**Goal of the exercise**
All of the lines below are to be printed again exactly; images are excluded from the output.

**Information shown**
-=-=-=-=-
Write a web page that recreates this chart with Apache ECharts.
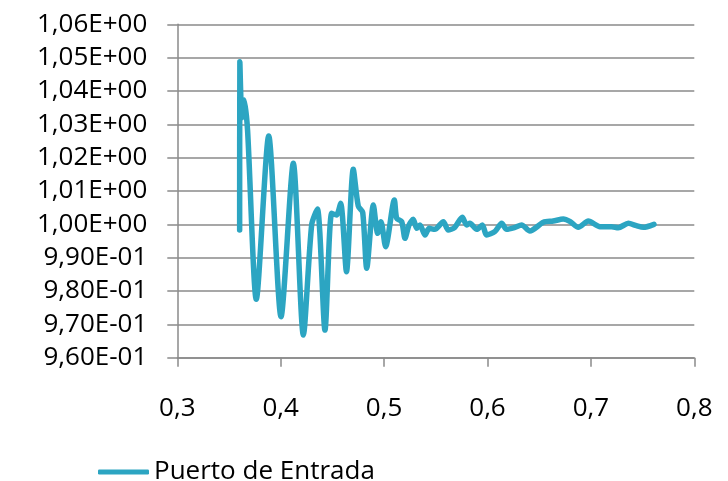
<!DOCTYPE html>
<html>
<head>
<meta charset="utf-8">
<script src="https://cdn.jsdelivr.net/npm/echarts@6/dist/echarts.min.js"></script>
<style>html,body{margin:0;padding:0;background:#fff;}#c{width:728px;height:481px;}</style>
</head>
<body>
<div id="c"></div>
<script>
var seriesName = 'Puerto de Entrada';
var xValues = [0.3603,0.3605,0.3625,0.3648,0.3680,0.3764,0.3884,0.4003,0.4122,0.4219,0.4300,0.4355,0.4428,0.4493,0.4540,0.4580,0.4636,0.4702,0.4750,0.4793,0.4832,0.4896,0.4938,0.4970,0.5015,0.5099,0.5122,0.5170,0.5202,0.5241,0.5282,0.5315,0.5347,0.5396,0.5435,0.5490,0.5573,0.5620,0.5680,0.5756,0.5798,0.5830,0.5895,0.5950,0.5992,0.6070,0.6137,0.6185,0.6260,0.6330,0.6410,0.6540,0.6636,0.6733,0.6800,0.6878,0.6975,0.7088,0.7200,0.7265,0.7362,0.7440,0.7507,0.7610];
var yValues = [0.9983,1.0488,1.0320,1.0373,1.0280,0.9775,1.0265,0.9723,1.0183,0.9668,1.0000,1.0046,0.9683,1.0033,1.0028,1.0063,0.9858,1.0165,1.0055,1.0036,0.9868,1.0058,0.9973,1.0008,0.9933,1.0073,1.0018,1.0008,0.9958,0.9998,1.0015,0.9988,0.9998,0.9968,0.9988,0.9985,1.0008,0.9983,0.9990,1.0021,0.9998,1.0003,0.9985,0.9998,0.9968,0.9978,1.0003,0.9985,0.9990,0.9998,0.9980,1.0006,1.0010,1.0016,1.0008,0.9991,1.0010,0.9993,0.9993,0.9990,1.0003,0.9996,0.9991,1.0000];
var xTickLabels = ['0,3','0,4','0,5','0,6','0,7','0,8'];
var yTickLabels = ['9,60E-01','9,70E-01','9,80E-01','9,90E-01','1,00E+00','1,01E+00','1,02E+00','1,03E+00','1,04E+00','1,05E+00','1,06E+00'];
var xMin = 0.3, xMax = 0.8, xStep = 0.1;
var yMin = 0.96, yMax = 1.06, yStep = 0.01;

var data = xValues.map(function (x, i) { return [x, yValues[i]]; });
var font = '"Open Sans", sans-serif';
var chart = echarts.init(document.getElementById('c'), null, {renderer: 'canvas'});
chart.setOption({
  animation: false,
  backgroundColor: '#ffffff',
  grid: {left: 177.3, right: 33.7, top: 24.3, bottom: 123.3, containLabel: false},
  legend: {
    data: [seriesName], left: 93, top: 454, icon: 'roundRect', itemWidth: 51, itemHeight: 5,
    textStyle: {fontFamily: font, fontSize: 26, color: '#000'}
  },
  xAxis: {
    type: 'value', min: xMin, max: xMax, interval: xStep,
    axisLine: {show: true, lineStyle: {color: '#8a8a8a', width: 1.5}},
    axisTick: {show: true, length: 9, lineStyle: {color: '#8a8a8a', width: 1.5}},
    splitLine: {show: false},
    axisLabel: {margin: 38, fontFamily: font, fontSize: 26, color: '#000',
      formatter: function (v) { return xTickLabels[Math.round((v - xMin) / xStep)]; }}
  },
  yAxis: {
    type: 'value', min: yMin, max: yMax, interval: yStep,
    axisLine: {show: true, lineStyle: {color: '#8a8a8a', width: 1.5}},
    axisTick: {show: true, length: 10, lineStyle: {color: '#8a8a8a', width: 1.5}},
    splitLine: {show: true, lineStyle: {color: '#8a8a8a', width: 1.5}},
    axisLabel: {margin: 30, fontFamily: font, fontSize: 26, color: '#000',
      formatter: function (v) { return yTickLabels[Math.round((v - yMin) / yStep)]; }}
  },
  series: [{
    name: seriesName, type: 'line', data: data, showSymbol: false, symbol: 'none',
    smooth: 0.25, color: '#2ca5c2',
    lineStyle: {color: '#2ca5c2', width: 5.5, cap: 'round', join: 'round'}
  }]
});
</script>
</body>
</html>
-=-=-=-=-
**Completed exercise**
Write a web page that recreates this chart with Apache ECharts.
<!DOCTYPE html>
<html>
<head>
<meta charset="utf-8">
<script src="https://cdn.jsdelivr.net/npm/echarts@6/dist/echarts.min.js"></script>
<style>html,body{margin:0;padding:0;background:#fff;}#c{width:728px;height:481px;}</style>
</head>
<body>
<div id="c"></div>
<script>
var seriesName = 'Puerto de Entrada';
var xValues = [0.3603,0.3605,0.3625,0.3648,0.3680,0.3764,0.3884,0.4003,0.4122,0.4219,0.4300,0.4355,0.4428,0.4493,0.4540,0.4580,0.4636,0.4702,0.4750,0.4793,0.4832,0.4896,0.4938,0.4970,0.5015,0.5099,0.5122,0.5170,0.5202,0.5241,0.5282,0.5315,0.5347,0.5396,0.5435,0.5490,0.5573,0.5620,0.5680,0.5756,0.5798,0.5830,0.5895,0.5950,0.5992,0.6070,0.6137,0.6185,0.6260,0.6330,0.6410,0.6540,0.6636,0.6733,0.6800,0.6878,0.6975,0.7088,0.7200,0.7265,0.7362,0.7440,0.7507,0.7610];
var yValues = [0.9983,1.0488,1.0320,1.0373,1.0280,0.9775,1.0265,0.9723,1.0183,0.9668,1.0000,1.0046,0.9683,1.0033,1.0028,1.0063,0.9858,1.0165,1.0055,1.0036,0.9868,1.0058,0.9973,1.0008,0.9933,1.0073,1.0018,1.0008,0.9958,0.9998,1.0015,0.9988,0.9998,0.9968,0.9988,0.9985,1.0008,0.9983,0.9990,1.0021,0.9998,1.0003,0.9985,0.9998,0.9968,0.9978,1.0003,0.9985,0.9990,0.9998,0.9980,1.0006,1.0010,1.0016,1.0008,0.9991,1.0010,0.9993,0.9993,0.9990,1.0003,0.9996,0.9991,1.0000];
var xTickLabels = ['0,3','0,4','0,5','0,6','0,7','0,8'];
var yTickLabels = ['9,60E-01','9,70E-01','9,80E-01','9,90E-01','1,00E+00','1,01E+00','1,02E+00','1,03E+00','1,04E+00','1,05E+00','1,06E+00'];
var xMin = 0.3, xMax = 0.8, xStep = 0.1;
var yMin = 0.96, yMax = 1.06, yStep = 0.01;

var data = xValues.map(function (x, i) { return [x, yValues[i]]; });
var font = '"Open Sans", sans-serif';
var chart = echarts.init(document.getElementById('c'), null, {renderer: 'canvas'});
chart.setOption({
  animation: false,
  backgroundColor: '#ffffff',
  grid: {left: 177.3, right: 33.7, top: 24.3, bottom: 123.3, containLabel: false},
  legend: {
    data: [seriesName], left: 93, top: 454, icon: 'roundRect', itemWidth: 51, itemHeight: 5,
    textStyle: {fontFamily: font, fontSize: 26, color: '#000'}
  },
  xAxis: {
    type: 'value', min: xMin, max: xMax, interval: xStep,
    axisLine: {show: true, lineStyle: {color: '#8a8a8a', width: 1.5}},
    axisTick: {show: true, length: 9, lineStyle: {color: '#8a8a8a', width: 1.5}},
    splitLine: {show: false},
    axisLabel: {margin: 38, fontFamily: font, fontSize: 26, color: '#000',
      formatter: function (v) { return xTickLabels[Math.round((v - xMin) / xStep)]; }}
  },
  yAxis: {
    type: 'value', min: yMin, max: yMax, interval: yStep,
    axisLine: {show: true, lineStyle: {color: '#8a8a8a', width: 1.5}},
    axisTick: {show: true, length: 10, lineStyle: {color: '#8a8a8a', width: 1.5}},
    splitLine: {show: true, lineStyle: {color: '#8a8a8a', width: 1.5}},
    axisLabel: {margin: 30, fontFamily: font, fontSize: 26, color: '#000',
      formatter: function (v) { return yTickLabels[Math.round((v - yMin) / yStep)]; }}
  },
  series: [{
    name: seriesName, type: 'line', data: data, showSymbol: false, symbol: 'none',
    smooth: 0.25, color: '#2ca5c2',
    lineStyle: {color: '#2ca5c2', width: 5.5, cap: 'round', join: 'round'}
  }]
});
</script>
</body>
</html>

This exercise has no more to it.